MŚ siatkarzy - Bojan Janić: W sobotę wszystko było w naszych rękach

Przed meczem Serbia - Niemcy spodziewano się wyrównanej batalii. Okazało się, że spotkanie zakończyło się szybką wygraną 3:0 drużyny Igora Kolakovicia. Przyjmujący reprezentacji Serbii, Bojan Janić, uważa, że zadecydowały niewymuszone błędy po stronie rywali.

Paweł Sala
Paweł Sala

Kto spodziewał się wyrównanego meczu pomiędzy Serbią i Niemcami już po pierwszych akcjach musiał zweryfikować swoje prognozy. Serbowie łatwo ograli rywali 3:0, w trzecim secie triumfując aż do 13. - Pierwszy mecz jest zawsze ciężki. Spodziewaliśmy się bardzo dobrej gry ze strony niemieckiej, jednak moim zdaniem nie zagrali z nami dobrego spotkania. Zrobili zbyt wiele niewymuszonych błędów, w tym także w polu serwisowym. Tym nam bardzo pomogli - twierdzi Bojan Janić, reprezentant Serbii.

Serbowie długo przygotowywali się do docelowej imprezy tego roku. Janić uważa, iż przed pierwszym meczem presja i oczekiwania były duże. - Przez ostatnie pięć miesięcy myśleliśmy tylko o mistrzostwach świata. Gdy w końcu masz rozegrać pierwszy mecz w tym turnieju, i to przeciwko tak dobrej drużynie jaką są Niemcy, nie jest to takie proste zadanie. Te myśli krążą po głowie, ale po pierwszych pięciu punktach, wszystko minęło i zaczęliśmy grać swoją grę - przekonuje.

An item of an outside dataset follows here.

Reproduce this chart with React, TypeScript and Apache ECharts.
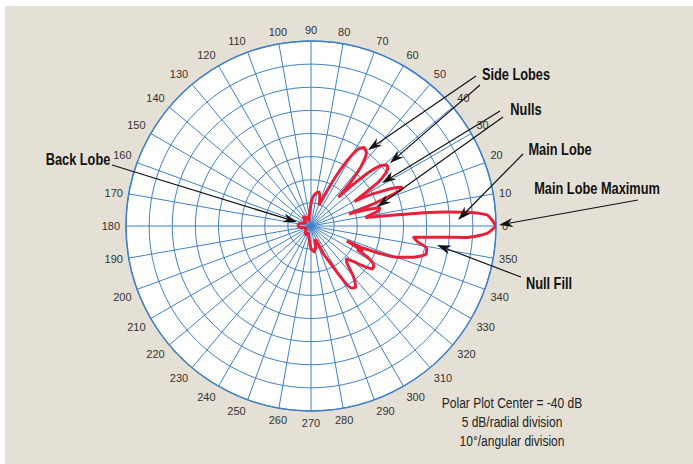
import React, { useEffect, useRef } from 'react';
import * as echarts from 'echarts';

// Antenna pattern: angle (degrees, CCW from right) and level (dB, plot centre = -40 dB)
const patternAngles = [
  0, 2, 3.6, 5, 6, 6.8, 7.3, 8, 9, 11, 13, 15, 16.5, 17.5, 19, 21, 22, 23, 24.5, 26, 28, 29.5,
  31, 33, 35, 37, 39, 41, 43, 45, 46.5, 48, 50, 53, 56, 58.5, 61, 63.5, 66, 69, 72, 76, 82, 88,
  92, 100, 110, 120, 130, 140, 150, 165, 175, 185, 195, 210, 225, 240, 250, 260, 268, 272, 277,
  282, 287, 291, 294, 297, 300, 303, 306, 310, 314, 317, 320, 323, 325, 328, 331, 333, 334,
  335.5, 337.5, 337, 340, 343, 346, 349, 351.5, 353.7, 355, 355.8, 357.6, 360,
];
const patternDb = [
  0, -0.9, -1.9, -5.8, -10.8, -16.2, -20.5, -24.4, -28.1, -26.6, -24.9, -24.6, -28.1, -31.4,
  -27.0, -21.6, -19.0, -18.6, -20.1, -22.7, -25.9, -29.2, -27.0, -22.7, -20.5, -19.2, -19.0,
  -20.1, -23.1, -28.1, -31.4, -27.0, -23.1, -20.1, -19.5, -20.5, -23.8, -28.1, -32.4, -35.2,
  -33.9, -32.4, -32.9, -34.2, -36.1, -37.8, -38.7, -37.8, -37.4, -38.3, -38.7, -37.6, -37.2,
  -37.4, -38.5, -38.9, -38.3, -37.8, -38.3, -37.4, -35.7, -34.8, -34.4, -35.2, -37.0, -36.5,
  -33.5, -31.4, -27.5, -24.0, -23.6, -25.7, -28.8, -29.6, -28.1, -25.3, -23.8, -24.0, -26.0,
  -28.8, -27.5, -29.6, -31.6, -27.7, -20.3, -16.9, -14.5, -14.5, -16.7, -17.7, -12.1, -6.3,
  -1.9, 0,
];

const annotationLabels = ['Side Lobes', 'Nulls', 'Main Lobe', 'Main Lobe Maximum', 'Null Fill', 'Back Lobe'];
const noteLines = ['Polar Plot Center = -40 dB', '5 dB/radial division', '10°/angular division'];

const SANS = "'Liberation Sans', Arial, sans-serif";
const GRID = '#3f80c8';

function arrow(x1: number, y1: number, x2: number, y2: number) {
  const dx = x2 - x1;
  const dy = y2 - y1;
  const L = Math.hypot(dx, dy);
  const ux = dx / L;
  const uy = dy / L;
  const hl = 14;
  const hw = 4.5;
  const bx = x2 - ux * hl;
  const by = y2 - uy * hl;
  const nx = x2 - ux * hl * 0.7;
  const ny = y2 - uy * hl * 0.7;
  return [
    { type: 'line', shape: { x1, y1, x2: nx, y2: ny }, style: { stroke: '#111', lineWidth: 1.2 }, z: 50 },
    {
      type: 'polygon',
      shape: { points: [[x2, y2], [bx - uy * hw, by + ux * hw], [nx, ny], [bx + uy * hw, by - ux * hw]] },
      style: { fill: '#111' },
      z: 50,
    },
  ];
}

function label(text: string, x: number, y: number, size: number, bold: boolean, fill: string) {
  return {
    type: 'text',
    x,
    y,
    scaleX: 0.8,
    z: 50,
    style: {
      text,
      fill,
      font: `${bold ? 'bold ' : ''}${size}px ${SANS}`,
      textAlign: 'center',
      textVerticalAlign: 'middle',
    },
  };
}

const CX = 311;
const CY = 226;
const R = 185;

export default function App() {
  const ref = useRef<HTMLDivElement>(null);

  useEffect(() => {
    if (!ref.current) return;
    const chart = echarts.init(ref.current, undefined, { renderer: 'svg' });

    const graphics: any[] = [
      label(annotationLabels[0], 516, 74, 16, true, '#111'),
      label(annotationLabels[1], 526, 109, 16, true, '#111'),
      label(annotationLabels[2], 560, 149, 16, true, '#111'),
      label(annotationLabels[3], 597, 188, 16, true, '#111'),
      label(annotationLabels[4], 549, 283, 16, true, '#111'),
      label(annotationLabels[5], 78, 159, 16, true, '#111'),
      label(noteLines[0], 512, 403, 15, false, '#222'),
      label(noteLines[1], 512, 422, 15, false, '#222'),
      label(noteLines[2], 512, 441, 15, false, '#222'),
      ...arrow(476, 76, 368, 150),
      ...arrow(480, 85, 390, 163),
      ...arrow(500, 111, 382, 183),
      ...arrow(503, 117, 377, 207),
      ...arrow(523, 154, 458, 220),
      ...arrow(638, 200, 499, 225),
      ...arrow(521, 277, 437, 245),
      ...arrow(112, 165, 297, 222),
    ];

    chart.setOption({
      animation: false,
      backgroundColor: 'transparent',
      polar: { center: [CX, CY], radius: R },
      angleAxis: {
        type: 'value',
        min: 0,
        max: 360,
        interval: 10,
        startAngle: 0,
        clockwise: false,
        axisLine: { show: true, lineStyle: { color: GRID, width: 1.5 } },
        axisTick: { show: false },
        axisLabel: {
          margin: 6,
          color: '#333',
          fontSize: 11,
          fontFamily: SANS,
          formatter: (v: number) => (v >= 360 ? '' : String(v)),
        },
        splitLine: { show: true, lineStyle: { color: GRID, width: 1 } },
      },
      radiusAxis: {
        type: 'value',
        min: -40,
        max: 0,
        interval: 5,
        axisLine: { show: false },
        axisTick: { show: false },
        axisLabel: { show: false },
        splitLine: { show: true, lineStyle: { color: GRID, width: 1 } },
      },
      series: [
        {
          type: 'line',
          coordinateSystem: 'polar',
          data: patternAngles.map((a, i) => [patternDb[i], a]),
          symbol: 'none',
          smooth: 0.2,
          silent: true,
          lineStyle: { color: '#e8213b', width: 3 },
          z: 10,
        },
      ],
      graphic: graphics,
    });

    return () => chart.dispose();
  }, []);

  return (
    <div style={{ position: 'fixed', left: 0, top: 0, width: 693, height: 464, background: '#ffffff' }}>
      <div style={{ position: 'absolute', left: 5, top: 6, right: 0, bottom: 0, background: '#e5e0d6' }} />
      <div
        style={{
          position: 'absolute',
          left: CX - R,
          top: CY - R,
          width: 2 * R,
          height: 2 * R,
          borderRadius: '50%',
          background: '#ffffff',
        }}
      />
      <div ref={ref} style={{ position: 'absolute', left: 0, top: 0, width: 693, height: 464 }} />
    </div>
  );
}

Przyjmujący drużyny Igora Kolakovicia sądzi, że Niemcy zagrają o niebo lepiej w spotkaniu przeciwko Polsce w niedzielę. - W sobotę wszystko było w naszych rękach. Nie martwiliśmy się, chcieliśmy po prostu dobrze zagrać i wygrać 3:0. To nam się udało. Niemcy nie są tak słabą drużyną, jak dzisiaj pokazali to na boisku. Myślę, że jutro przeciwko Polsce zagrają o wiele lepiej. Jeśli jednak tak się nie stanie, będą musieli wrócić do domu już po pierwszej rundzie - zaznacza Janić.